There’s been lots of interruptions from our 5-year-old. And, you know, we apologize, and people are like, “Please, don’t, that’s fine!” Some people are like, “Oh, I didn’t know you had a kid!” and then they get to know me, then I find out they have a kid, and so we’re kind of breaking these professional barriers. And everyone has been so unbelievably understanding and kind and think that it’s cute — and, honestly, I do too when it’s happened with me.
There was this site that set up an interview with one of our artists. It was a video call, so it could have been on a laptop, or an iPad, or a phone — of course it was on the phone, because that’s what an artist is most comfortable with. After it was over I asked how the interview went and they were like, “Everything was cool, but your artist’s plumber kept calling and interrupting the feed.” He wasn’t mad at all — artists have plumbing problems, too. No one’s mad at it. We’re all humans and we all have plumbing problems. [Laughs]
But now that I’ve gotten all these routines down, I’ve been really facing the music and realizing that doing my best in New York still wasn’t cutting it for me, and making a drastic decision to move out West to where my parents are has been the biggest help. I understand my privilege in being able to do so, and it wasn’t a decision that we took lightly. But being okay with having to make a drastic decision to move somewhere else and to ask for help has been enormous for us.
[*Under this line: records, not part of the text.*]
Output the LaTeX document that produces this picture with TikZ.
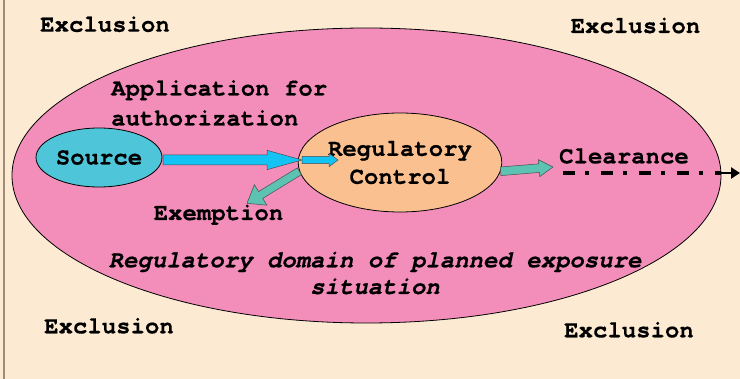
\documentclass[tikz,border=0pt]{standalone}
\usepackage{fontspec}
\setmonofont{texgyrecursor}[Extension=.otf, UprightFont=*-regular, BoldFont=*-bold,
  ItalicFont=*-italic, BoldItalicFont=*-bolditalic,
  BoldFeatures={FakeBold=0.4}, BoldItalicFeatures={FakeBold=0.4}]
\usetikzlibrary{calc,shapes.geometric,arrows.meta}

\definecolor{paper}{HTML}{FCEBD2}
\definecolor{rim}{HTML}{A08C78}
\definecolor{domainpink}{HTML}{F38EBB}
\definecolor{sourcecyan}{HTML}{4FC5D9}
\definecolor{controlpeach}{HTML}{FBC08F}
\definecolor{flowblue}{HTML}{12C3F3}
\definecolor{flowteal}{HTML}{5CC2B1}

% Flat block arrow: [style]{tail}{tip}{shaft half-width}{head half-width}{head length}
\newcommand{\blockarrow}[6][]{%
  \coordinate (ba-h) at ($(#3)!#6!(#2)$);
  \draw[#1] ($(#2)!#4!90:(#3)$) -- ($(ba-h)!#4!90:(#3)$) -- ($(ba-h)!#5!90:(#3)$)
    -- (#3) -- ($(ba-h)!#5!-90:(#3)$) -- ($(ba-h)!#4!-90:(#3)$)
    -- ($(#2)!#4!-90:(#3)$) -- cycle;}

\begin{document}
\begin{tikzpicture}[x=1pt,y=-1pt,
  every node/.style={inner sep=0pt},
  lbl/.style={font=\ttfamily\bfseries\fontsize{24}{28}\selectfont},
  ital/.style={font=\ttfamily\bfseries\itshape\fontsize{24}{26.7}\selectfont},
  bubble/.style={ellipse, draw=black, line width=0.8pt},
  blockline/.style={draw=black!70, line width=0.5pt, line join=miter}]
\useasboundingbox (0,0) rectangle (740,379);
\fill[paper] (0,0) rectangle (740,379);
\draw[rim, line width=2pt] (3.7,0) -- (3.7,379);

% regions
\node[bubble, fill=domainpink, minimum width=709pt, minimum height=295pt] (domain) at (366.5,175.5) {};
\node[bubble, fill=sourcecyan, minimum width=126pt, minimum height=59pt, lbl] (source) at (99,157.5) {Source};
\node[bubble, fill=controlpeach, minimum width=198pt, minimum height=99pt, lbl, align=center] (rc) at (400,162.5) {Regulatory\\Control};

% labels
\node[lbl, anchor=base] (exTL) at (105,31.7) {Exclusion};
\node[lbl, anchor=base] (exTR) at (635.5,33) {Exclusion};
\node[lbl, anchor=base] (exBL) at (109,333.3) {Exclusion};
\node[lbl, anchor=base] (exBR) at (629,337.3) {Exclusion};
\node[lbl, font=\ttfamily\bfseries\fontsize{24}{30}\selectfont, align=left, anchor=west] (app) at (111,103) {Application for\\authorization};
\node[lbl, anchor=base] (exempt) at (218.5,220) {Exemption};
\node[lbl, anchor=base] (clr) at (624,163.3) {Clearance};
\node[ital, align=center] (domtxt) at (375,273) {Regulatory domain of planned exposure\\situation};

% flow anchors
\coordinate (in-tail) at (163,160);
\coordinate (in-tip) at (302,160);
\coordinate (in-end) at (338,160);
\coordinate (ex-tail) at (rc.185);
\coordinate (ex-tip) at (247,203.3);
\coordinate (cl-tail) at (rc.-5);
\coordinate (cl-tip) at (553,167);
\coordinate (cl-line) at (563,173);
\coordinate (out) at (740,173);

% flows
\blockarrow[blockline, fill=flowblue]{in-tail}{in-tip}{5pt}{9.7pt}{35pt}
\blockarrow[blockline, fill=flowblue]{in-tip}{in-end}{3.7pt}{6.7pt}{9pt}
\blockarrow[blockline, fill=flowteal]{ex-tail}{ex-tip}{4pt}{12pt}{16pt}
\blockarrow[blockline, fill=flowteal]{cl-tail}{cl-tip}{4.3pt}{8.5pt}{14pt}

\draw[line width=3.5pt, dash pattern=on 12pt off 10pt on 4pt off 12pt] (cl-line) -- (domain.east |- cl-line);
\draw[line width=2.8pt, -{Triangle[length=9pt,width=11pt]}] (domain.east |- cl-line) -- (out);
\end{tikzpicture}
\end{document}
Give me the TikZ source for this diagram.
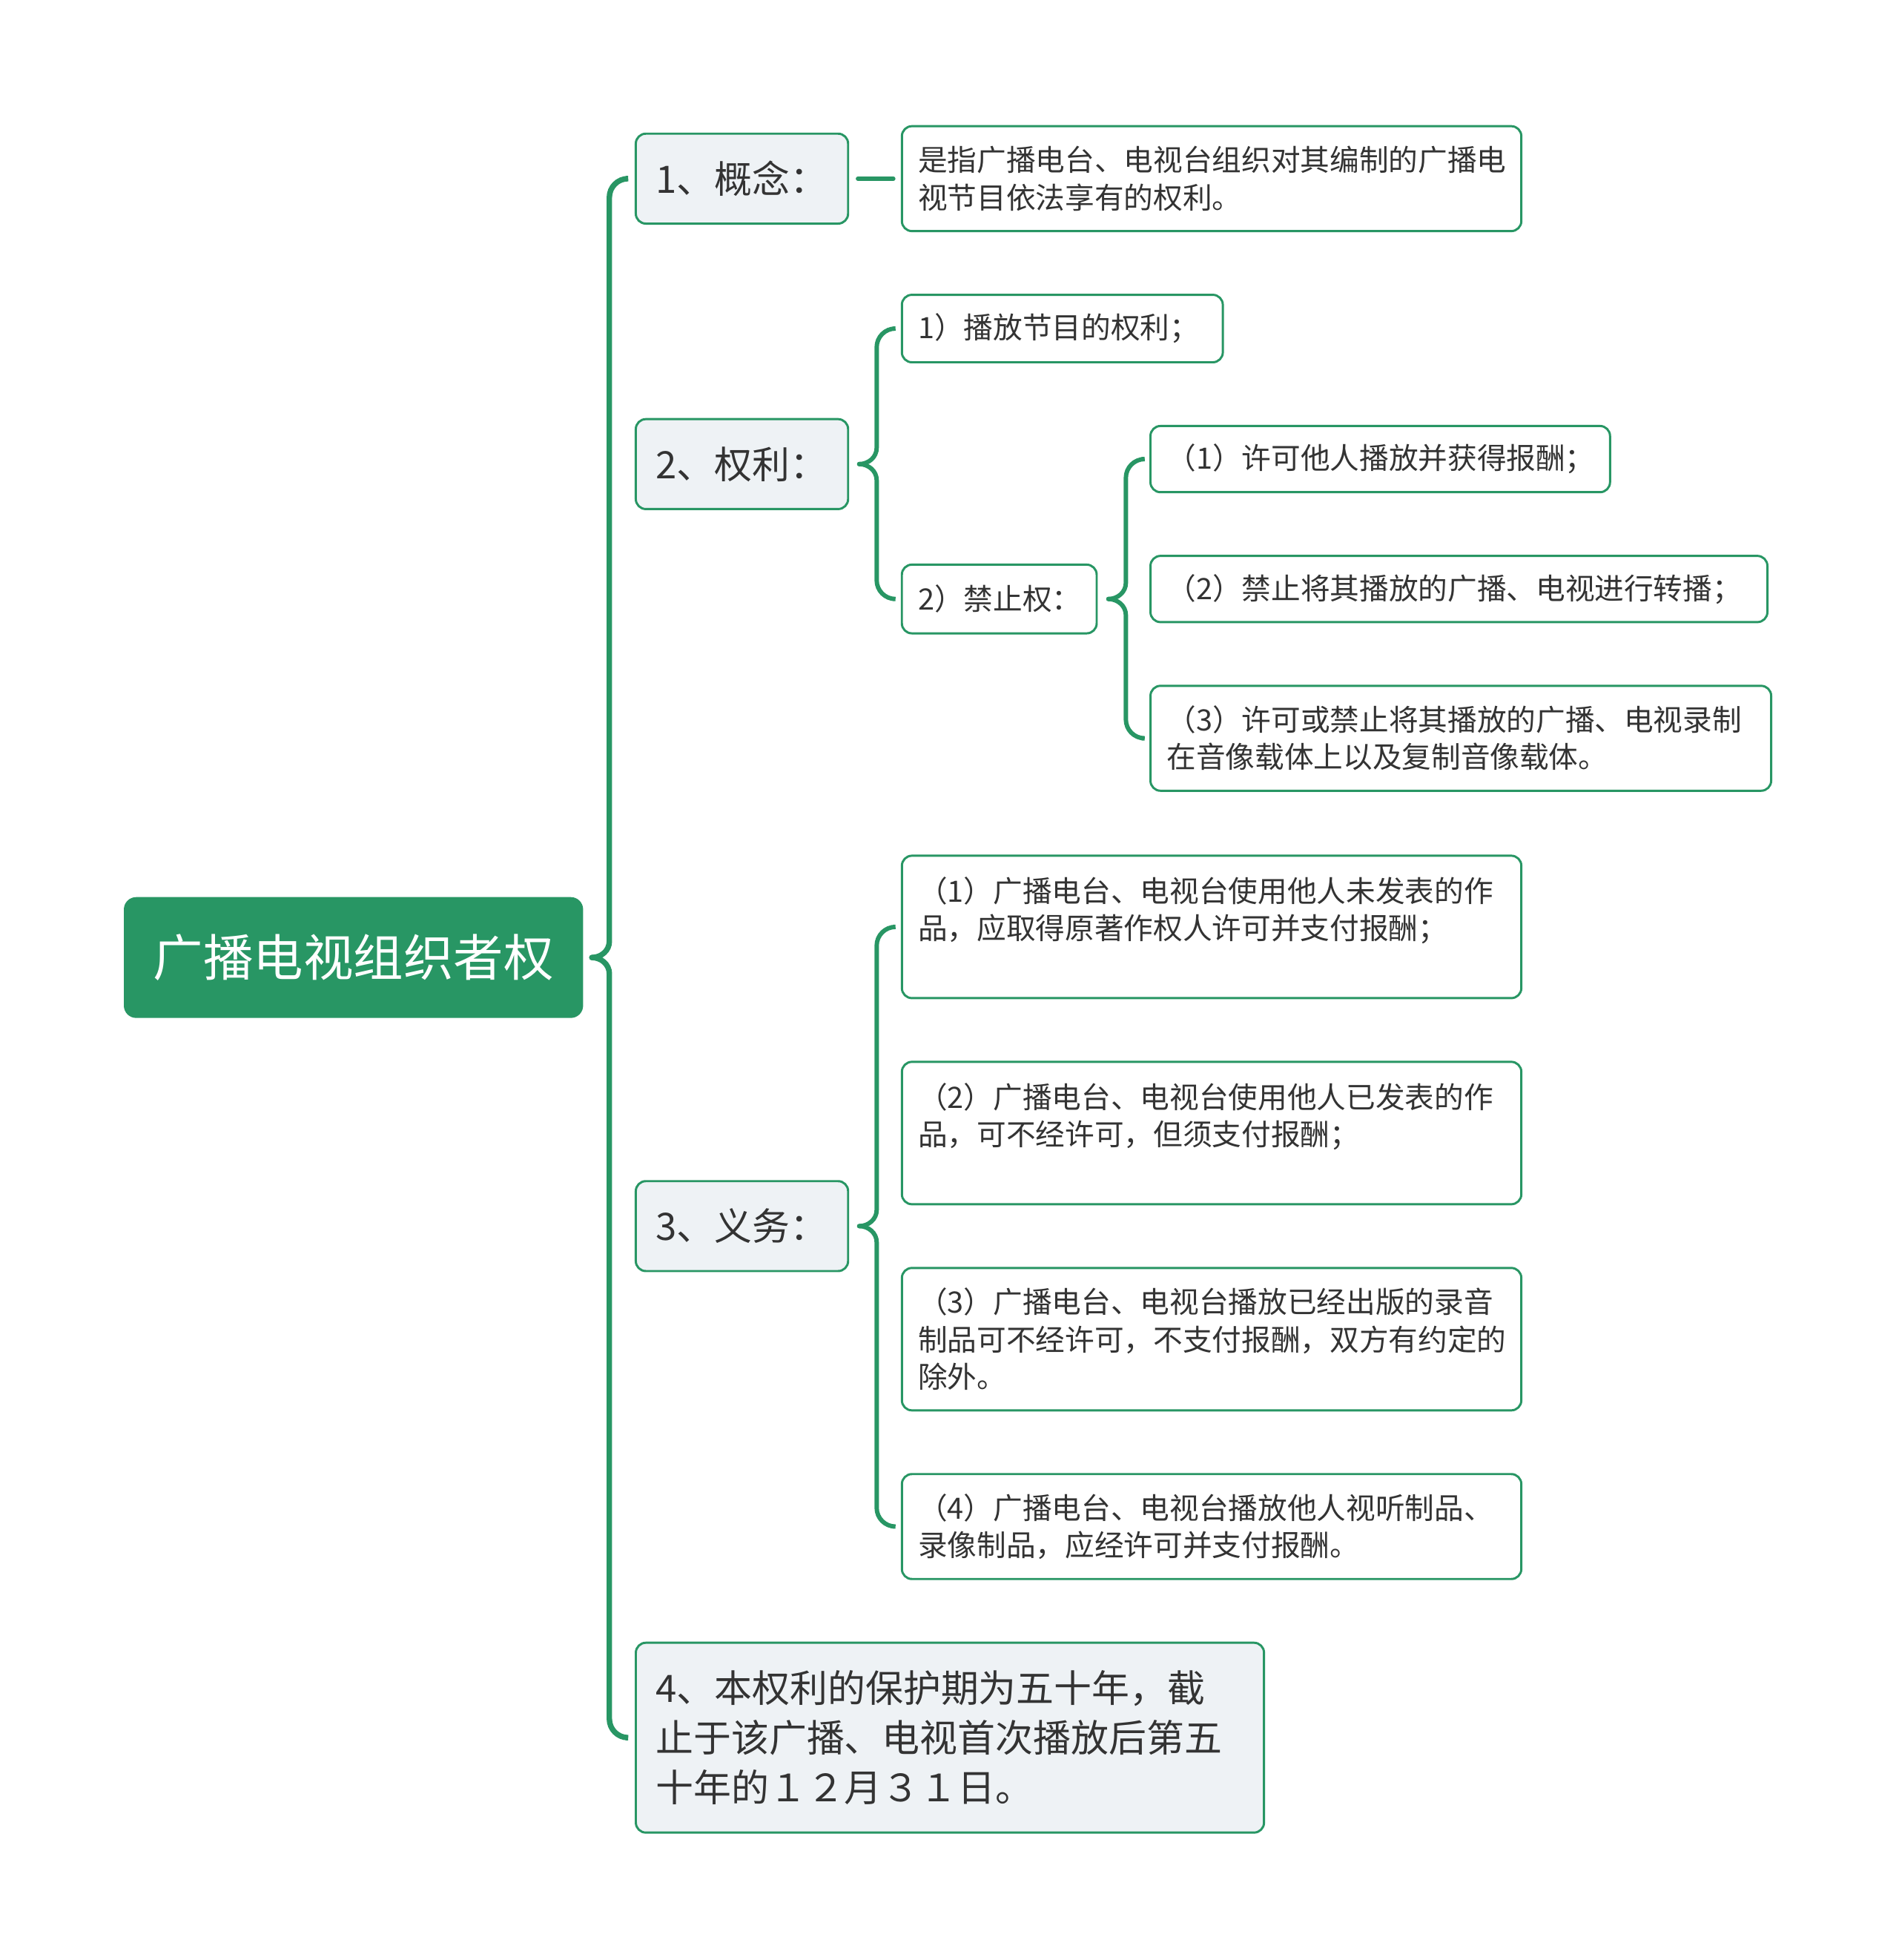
\documentclass[tikz,border=0pt]{standalone}
\usepackage{fontspec}
\setmainfont{Noto Sans CJK SC}
\usepackage{xcolor}
\usepackage{tikz}
\usetikzlibrary{calc}
\definecolor{mapgreen}{HTML}{289664}
\definecolor{topicfill}{HTML}{EEF2F5}
\definecolor{maptext}{HTML}{333333}
\tikzset{
  rootbox/.style={draw=mapgreen, fill=mapgreen, text=white, rounded corners=0.18cm, line width=1pt,
    minimum width=7.32cm, minimum height=1.9cm, inner sep=0pt, font=\fontsize{22.8}{28}\selectfont},
  topicbox/.style={draw=mapgreen, fill=topicfill, text=maptext, rounded corners=0.16cm, line width=1pt,
    align=left, inner xsep=0.32cm, inner ysep=0pt, font=\fontsize{17.2}{22.7}\selectfont},
  leafbox/.style={draw=mapgreen, fill=white, text=maptext, rounded corners=0.16cm, line width=1pt,
    align=left, inner xsep=0.26cm, inner ysep=0pt, font=\fontsize{13.4}{17}\selectfont},
  brace/.style={draw=mapgreen, line width=2pt, line cap=round},
  mainbrace/.style={brace, line width=2.5pt}
}

\begin{document}
\begin{tikzpicture}[x=0.02cm, y=-0.02cm]
\useasboundingbox (0,0) rectangle (1520,1569);

\node[rootbox] (root) at (283,766.5) {广播电视组织者权};

\node[topicbox, text width=2.76cm, minimum height=1.44cm] (concept) at (594,143) {1、概念：};
\node[topicbox, text width=2.76cm, minimum height=1.44cm] (rights) at (594,371.5) {2、权利：};
\node[topicbox, text width=2.76cm, minimum height=1.44cm] (duties) at (594,981.5) {3、义务：};
\node[topicbox, text width=9.42cm, minimum height=3.04cm] (term) at (760.5,1391)
  {4、本权利的保护期为五十年，截\\止于该广播、电视首次播放后第五\\十年的１２月３１日。};

\node[leafbox, text width=9.4cm, minimum height=1.68cm] (define) at (970,143)
  {是指广播电台、电视台组织对其编制的广播电\\视节目依法享有的权利。};

\node[leafbox, text width=4.62cm, minimum height=1.08cm] (play) at (850.5,263) {1）播放节目的权利；};
\node[leafbox, text width=2.6cm, minimum height=1.1cm] (ban) at (800,479.5) {2）禁止权：};
\node[leafbox, text width=6.84cm, minimum height=1.06cm] (ban1) at (1105,367.5) {（1）许可他人播放并获得报酬；};
\node[leafbox, text width=9.36cm, minimum height=1.06cm] (ban2) at (1168,471.5) {（2）禁止将其播放的广播、电视进行转播；};
\node[leafbox, text width=9.42cm, minimum height=1.68cm] (ban3) at (1169.5,591)
  {（3）许可或禁止将其播放的广播、电视录制\\在音像载体上以及复制音像载体。};

\node[leafbox, text width=9.4cm, minimum height=2.28cm] (duty1) at (970,742)
  {（1）广播电台、电视台使用他人未发表的作\\品，应取得原著作权人许可并支付报酬；\\\mbox{}};
\node[leafbox, text width=9.4cm, minimum height=2.28cm] (duty2) at (970,907)
  {（2）广播电台、电视台使用他人已发表的作\\品，可不经许可，但须支付报酬；\\\mbox{}};
\node[leafbox, text width=9.4cm, minimum height=2.28cm] (duty3) at (970,1072)
  {（3）广播电台、电视台播放已经出版的录音\\制品可不经许可，不支付报酬，双方有约定的\\除外。};
\node[leafbox, text width=9.4cm, minimum height=1.68cm] (duty4) at (970,1222)
  {（4）广播电台、电视台播放他人视听制品、\\录像制品，应经许可并支付报酬。};

\coordinate (tip0) at ($(root.east)+(7,0)$);
\draw[mainbrace] (tip0) to[out=0,in=-90] ($(tip0)+(14,-13)$) [rounded corners=0.3cm] |- ($(concept.west)+(-7,0)$);
\draw[mainbrace] (tip0) to[out=0,in=90] ($(tip0)+(14,13)$) [rounded corners=0.3cm] |- ($(term.west)+(-7,0)$);

\draw[brace] ($(concept.east)+(7,0)$) -- ($(define.west)+(-6,0)$);

\coordinate (tip1) at ($(rights.east)+(8,0)$);
\draw[brace] (tip1) to[out=0,in=-90] ($(tip1)+(14,-13)$) [rounded corners=0.3cm] |- ($(play.west)+(-6,0)$);
\draw[brace] (tip1) to[out=0,in=90] ($(tip1)+(14,13)$) [rounded corners=0.3cm] |- ($(ban.west)+(-6,0)$);

\coordinate (tip2) at ($(ban.east)+(8.5,0)$);
\draw[brace] (tip2) to[out=0,in=-90] ($(tip2)+(14,-13)$) [rounded corners=0.3cm] |- ($(ban1.west)+(-6,0)$);
\draw[brace] (tip2) to[out=0,in=90] ($(tip2)+(14,13)$) [rounded corners=0.3cm] |- ($(ban3.west)+(-6,0)$);

\coordinate (tip3) at ($(duties.east)+(8,0)$);
\draw[brace] (tip3) to[out=0,in=-90] ($(tip3)+(14,-13)$) [rounded corners=0.3cm] |- ($(duty1.west)+(-6,0)$);
\draw[brace] (tip3) to[out=0,in=90] ($(tip3)+(14,13)$) [rounded corners=0.3cm] |- ($(duty4.west)+(-6,0)$);
\end{tikzpicture}
\end{document}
I think [moving forward] there’s going to be a lot more trust in doing things over video, both for interviews and meetings. I don’t think people are going to travel as much for business, and as a result of that, in-person meetings will be considered a special thing, kind of like, “Wow, they flew out.” I think on both sides of the coin, companies and employees will be more open to people working from home more frequently and having employees work literally remotely, like in another city, where they never come into the office.
I have been searching for the silver linings. I’m not saying it’s easy, and it hasn’t been, but I think we’re finding some joy in the simplicity and laughing at the mundane. Which is nice, and funny. It’s kind of how I’ve always lived my life and done my job — laughing at the mundane and the absurd. There’s joy in that for me.